Task details: Reproduce the material word for word; the images stay out.

Information supplied:

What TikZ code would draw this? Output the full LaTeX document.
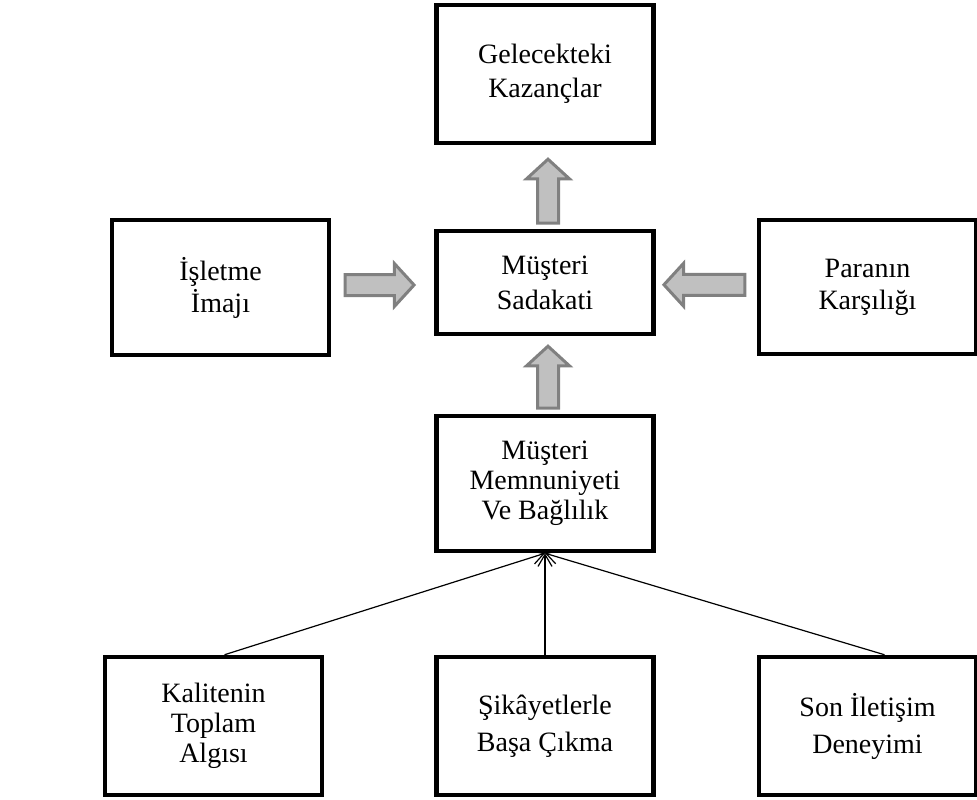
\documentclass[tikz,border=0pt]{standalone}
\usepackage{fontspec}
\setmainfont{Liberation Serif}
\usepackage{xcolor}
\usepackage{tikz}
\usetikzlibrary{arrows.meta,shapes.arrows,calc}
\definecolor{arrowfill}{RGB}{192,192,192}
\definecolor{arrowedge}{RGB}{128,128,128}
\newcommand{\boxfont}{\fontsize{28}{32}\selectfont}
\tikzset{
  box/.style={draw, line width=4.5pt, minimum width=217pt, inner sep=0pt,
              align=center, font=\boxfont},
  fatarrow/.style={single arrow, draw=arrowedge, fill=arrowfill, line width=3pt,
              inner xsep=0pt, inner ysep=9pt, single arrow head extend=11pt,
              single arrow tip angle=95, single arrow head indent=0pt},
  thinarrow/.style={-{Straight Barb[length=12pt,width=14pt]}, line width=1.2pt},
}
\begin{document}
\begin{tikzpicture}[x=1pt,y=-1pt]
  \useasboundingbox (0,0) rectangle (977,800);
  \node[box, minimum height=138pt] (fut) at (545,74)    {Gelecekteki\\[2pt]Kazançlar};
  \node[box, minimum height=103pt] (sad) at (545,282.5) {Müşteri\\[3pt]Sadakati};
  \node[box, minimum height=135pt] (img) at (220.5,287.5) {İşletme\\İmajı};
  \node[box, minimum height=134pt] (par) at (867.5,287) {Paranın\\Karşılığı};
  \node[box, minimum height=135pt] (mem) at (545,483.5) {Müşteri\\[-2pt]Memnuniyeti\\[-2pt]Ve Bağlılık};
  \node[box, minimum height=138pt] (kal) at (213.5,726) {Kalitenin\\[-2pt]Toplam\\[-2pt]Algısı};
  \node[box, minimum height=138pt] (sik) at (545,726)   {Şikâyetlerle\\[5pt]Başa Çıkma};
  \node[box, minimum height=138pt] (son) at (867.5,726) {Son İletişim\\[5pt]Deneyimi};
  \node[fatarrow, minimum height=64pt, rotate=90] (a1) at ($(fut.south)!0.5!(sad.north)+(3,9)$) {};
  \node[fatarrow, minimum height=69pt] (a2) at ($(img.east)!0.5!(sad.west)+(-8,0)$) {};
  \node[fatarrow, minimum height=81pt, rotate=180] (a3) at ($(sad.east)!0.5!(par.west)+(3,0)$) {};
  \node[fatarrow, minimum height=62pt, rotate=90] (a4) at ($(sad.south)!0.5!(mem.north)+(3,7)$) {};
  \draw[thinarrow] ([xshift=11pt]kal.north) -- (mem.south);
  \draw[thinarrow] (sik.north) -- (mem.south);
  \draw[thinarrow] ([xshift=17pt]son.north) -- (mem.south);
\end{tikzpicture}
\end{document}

Task response:
What TikZ code would draw this? Output the full LaTeX document.
\documentclass[tikz,border=0pt]{standalone}
\usepackage{fontspec}
\setmainfont{Liberation Serif}
\usepackage{xcolor}
\usepackage{tikz}
\usetikzlibrary{arrows.meta,shapes.arrows,calc}
\definecolor{arrowfill}{RGB}{192,192,192}
\definecolor{arrowedge}{RGB}{128,128,128}
\newcommand{\boxfont}{\fontsize{28}{32}\selectfont}
\tikzset{
  box/.style={draw, line width=4.5pt, minimum width=217pt, inner sep=0pt,
              align=center, font=\boxfont},
  fatarrow/.style={single arrow, draw=arrowedge, fill=arrowfill, line width=3pt,
              inner xsep=0pt, inner ysep=9pt, single arrow head extend=11pt,
              single arrow tip angle=95, single arrow head indent=0pt},
  thinarrow/.style={-{Straight Barb[length=12pt,width=14pt]}, line width=1.2pt},
}
\begin{document}
\begin{tikzpicture}[x=1pt,y=-1pt]
  \useasboundingbox (0,0) rectangle (977,800);
  \node[box, minimum height=138pt] (fut) at (545,74)    {Gelecekteki\\[2pt]Kazançlar};
  \node[box, minimum height=103pt] (sad) at (545,282.5) {Müşteri\\[3pt]Sadakati};
  \node[box, minimum height=135pt] (img) at (220.5,287.5) {İşletme\\İmajı};
  \node[box, minimum height=134pt] (par) at (867.5,287) {Paranın\\Karşılığı};
  \node[box, minimum height=135pt] (mem) at (545,483.5) {Müşteri\\[-2pt]Memnuniyeti\\[-2pt]Ve Bağlılık};
  \node[box, minimum height=138pt] (kal) at (213.5,726) {Kalitenin\\[-2pt]Toplam\\[-2pt]Algısı};
  \node[box, minimum height=138pt] (sik) at (545,726)   {Şikâyetlerle\\[5pt]Başa Çıkma};
  \node[box, minimum height=138pt] (son) at (867.5,726) {Son İletişim\\[5pt]Deneyimi};
  \node[fatarrow, minimum height=64pt, rotate=90] (a1) at ($(fut.south)!0.5!(sad.north)+(3,9)$) {};
  \node[fatarrow, minimum height=69pt] (a2) at ($(img.east)!0.5!(sad.west)+(-8,0)$) {};
  \node[fatarrow, minimum height=81pt, rotate=180] (a3) at ($(sad.east)!0.5!(par.west)+(3,0)$) {};
  \node[fatarrow, minimum height=62pt, rotate=90] (a4) at ($(sad.south)!0.5!(mem.north)+(3,7)$) {};
  \draw[thinarrow] ([xshift=11pt]kal.north) -- (mem.south);
  \draw[thinarrow] (sik.north) -- (mem.south);
  \draw[thinarrow] ([xshift=17pt]son.north) -- (mem.south);
\end{tikzpicture}
\end{document}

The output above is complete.